A Doncaster headteacher said she is committed to helping her school improve further after it received a good Ofsted.
Scawthorpe Castle Hills Primary School, Jossey Lane, Scawthorpe, was told that it needed improvement when it was last inspected by the standards body on May 7 2014.
However, at its most recent inspection, which took place in July this year, the school received a good rating after staff turned things around.
Praising the school, lead inspector Anne Humble said: “Teaching and support staff operate as a committed team. They have strong subject knowledge across the whole curriculum. This has led to better learning outcomes for pupils.
“The majority of pupils achieve well in relation to their different needs and varied starting points in English and mathematics.
“Current pupils, including the most able, make good progress.”
The school currently provides education for 250 boys and girls aged between three and 11.
In 2008, it received a good rating overall from Ofsted, but by 2010 its effectiveness had fallen to ‘satisfactory’.
Two years later, the school received the first ‘requires improvement’ rating as tougher regulations were introduced by Ofsted.
The change saw schools which were previously rated as ‘satisfactory’ rated as ‘requires improvement’, and schools were only given one working day’s notice before inspection.
It also became harder to receive the top two ratings, ‘good’ and ‘outstanding’.
In September 2015, Mrs Sarah McBride took up the role as headteacher. There has also been a number of changes to staff and the governing body since 2014.
Headteacher Mrs McBride welcomed the report and said everyone at the school will now work hard towards the aim of achieving the top ‘outstanding’ rating at the next inspection.
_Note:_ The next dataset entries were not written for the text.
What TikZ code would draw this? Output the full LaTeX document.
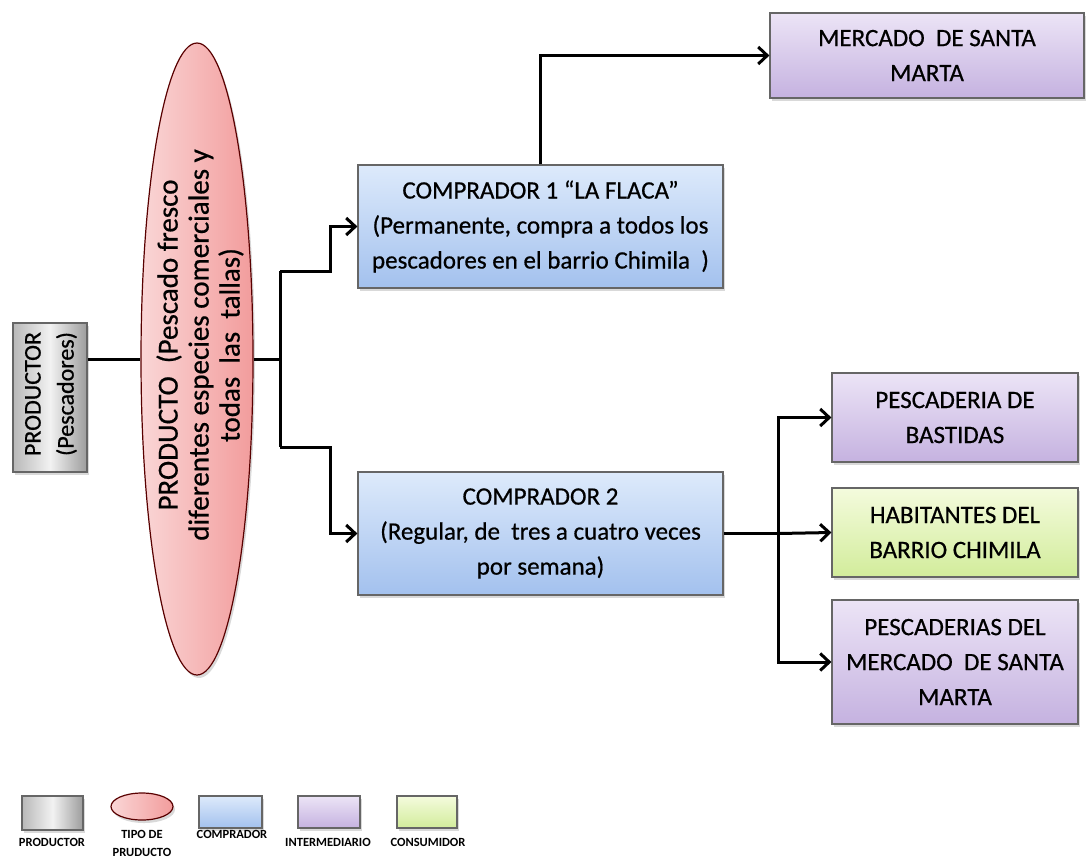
\documentclass[tikz,border=0pt]{standalone}
\usepackage{fontspec}
\setmainfont{Carlito}
\newfontfamily\gruesa{Carlito}[FakeBold=0.6]
\usetikzlibrary{shapes.geometric,arrows.meta,shadows}

\definecolor{grisclaro}{HTML}{F2F2F2}
\definecolor{grisosc}{HTML}{B8B8B8}
\definecolor{rosaclaro}{HTML}{FAD6D6}
\definecolor{rosaosc}{HTML}{F29C9C}
\definecolor{azulclaro}{HTML}{DDEAFB}
\definecolor{azulosc}{HTML}{A3C1EE}
\definecolor{moradoclaro}{HTML}{ECE4F6}
\definecolor{moradoosc}{HTML}{C5B2E0}
\definecolor{verdeclaro}{HTML}{F4FBDD}
\definecolor{verdeosc}{HTML}{D2EC9B}

\begin{document}
\begin{tikzpicture}[x=1pt,y=-1pt,
	>={Straight Barb[length=9pt,width=17pt]},
	every node/.style={font=\gruesa\fontsize{25}{35}\selectfont, align=center, inner sep=0pt},
	caja/.style={draw=black!60, line width=1.2pt, drop shadow={shadow xshift=2pt, shadow yshift=-3pt, opacity=0.3}},
	productor/.style={caja, left color=grisosc, right color=grisosc!85!black, middle color=grisclaro},
	tipo/.style={caja, ellipse, draw=red!35!black, left color=rosaclaro, right color=rosaosc},
	comprador/.style={caja, top color=azulclaro, bottom color=azulosc},
	intermediario/.style={caja, top color=moradoclaro, bottom color=moradoosc},
	consumidor/.style={caja, top color=verdeclaro, bottom color=verdeosc},
	leyenda/.style={font=\fontsize{12.5}{18}\selectfont\bfseries},
	linea/.style={line width=3pt}]
	\useasboundingbox (0,0) rectangle (1091,863);

	% productor y producto
	\node[productor, minimum width=74, minimum height=149] (prod) at (50,397.5) {};
	\node[rotate=90, font=\gruesa\fontsize{24}{33}\selectfont] (prodtxt) at (51,394) {PRODUCTOR\\(Pescadores)};
	\node[tipo, minimum width=112, minimum height=632] (tipo) at (197,359) {};
	\node[rotate=90, font=\gruesa\fontsize{29}{31}\selectfont] (tipotxt) at (200,345) {PRODUCTO\ \ (Pescado fresco\\diferentes especies comerciales y\\todas\ \ las\ \ tallas)};

	% compradores
	\node[comprador, minimum width=365, minimum height=123] (c1) at (540.5,226.5) {COMPRADOR 1 “LA FLACA”\\(Permanente, compra a todos los\\pescadores en el barrio Chimila\ \ )};
	\node[comprador, minimum width=365, minimum height=123] (c2) at (540.5,533.5) {COMPRADOR 2\\(Regular, de\ \ tres a cuatro veces\\por semana)};

	% destinos
	\node[intermediario, minimum width=314, minimum height=85] (mercado) at (927,55.5) {MERCADO\ \ DE SANTA\\MARTA};
	\node[intermediario, minimum width=246, minimum height=89] (bastidas) at (955,417.5) {PESCADERIA DE\\BASTIDAS};
	\node[consumidor, minimum width=246, minimum height=89] (chimila) at (955,532.5) {HABITANTES DEL\\BARRIO CHIMILA};
	\node[intermediario, minimum width=246, minimum height=124] (pescaderias) at (955,662) {PESCADERIAS DEL\\MERCADO\ \ DE SANTA\\MARTA};

	\coordinate (rama) at (280,359);
	\coordinate (rama1) at (280,271);
	\coordinate (rama2) at (280,447);
	\coordinate (codo1) at (330,271);
	\coordinate (codo2) at (330,447);
	\coordinate (rama3) at (778,533.5);

	\draw[linea] (tipo.west -| prod.east) -- (tipo.west);
	\draw[linea] (tipo.east) -- (rama);
	\draw[linea] (rama1) -- (rama2);
	\draw[linea,->] (rama1) -- (codo1) |- (c1.west);
	\draw[linea,->] (rama2) -- (codo2) |- (c2.west);
	\draw[linea,->] (c1.north) |- (mercado.west);
	\draw[linea] (c2.east) -- (rama3);
	\draw[linea,->] (rama3) |- (bastidas.west);
	\draw[linea,->] (rama3) -- (chimila.west);
	\draw[linea,->] (rama3) |- (pescaderias.west);

	% leyenda
	\node[productor, minimum width=61, minimum height=34] (lprod) at (52.5,813) {};
	\node[tipo, minimum width=62, minimum height=27] (ltipo) at (142,806.5) {};
	\node[comprador, minimum width=63, minimum height=32] (lcomp) at (230.5,812) {};
	\node[intermediario, minimum width=62, minimum height=32] (linter) at (329,812) {};
	\node[consumidor, minimum width=60, minimum height=32] (lcons) at (427,812) {};
	\node[leyenda] (tprod) at (52,842) {PRODUCTOR};
	\node[leyenda] (ttipo) at (142,843) {TIPO DE\\PRUDUCTO};
	\node[leyenda] (tcomp) at (232,834) {COMPRADOR};
	\node[leyenda] (tinter) at (328,842) {INTERMEDIARIO};
	\node[leyenda] (tcons) at (428,842) {CONSUMIDOR};
\end{tikzpicture}
\end{document}
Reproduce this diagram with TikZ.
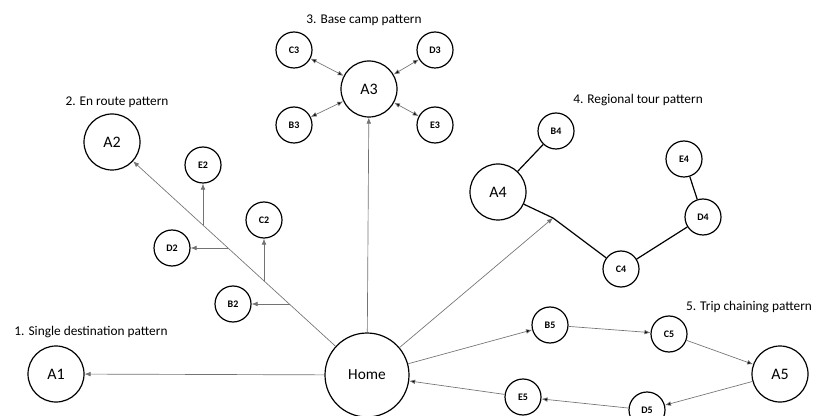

“The school and community are very pleased with the judgement. It is testament to the hard work and dedication of staff, pupils and parents. We will sustain this effort in our aspiration to become an outstanding school.
“I would like to take this opportunity to thank everybody who has been involved in the school’s journey to good.”
Ms Humble said that in order to achieve this rating, the school would need to continue to raise standards and increase pupils’ progress, especially in English by ensuring pupils use capital letters and punctuation in their work.
The school was rated as ‘good’ in all areas; effectiveness of leadership and management, quality of teaching, learning and assessment, personal development, behaviour and welfare, outcomes for pupils and early years provision.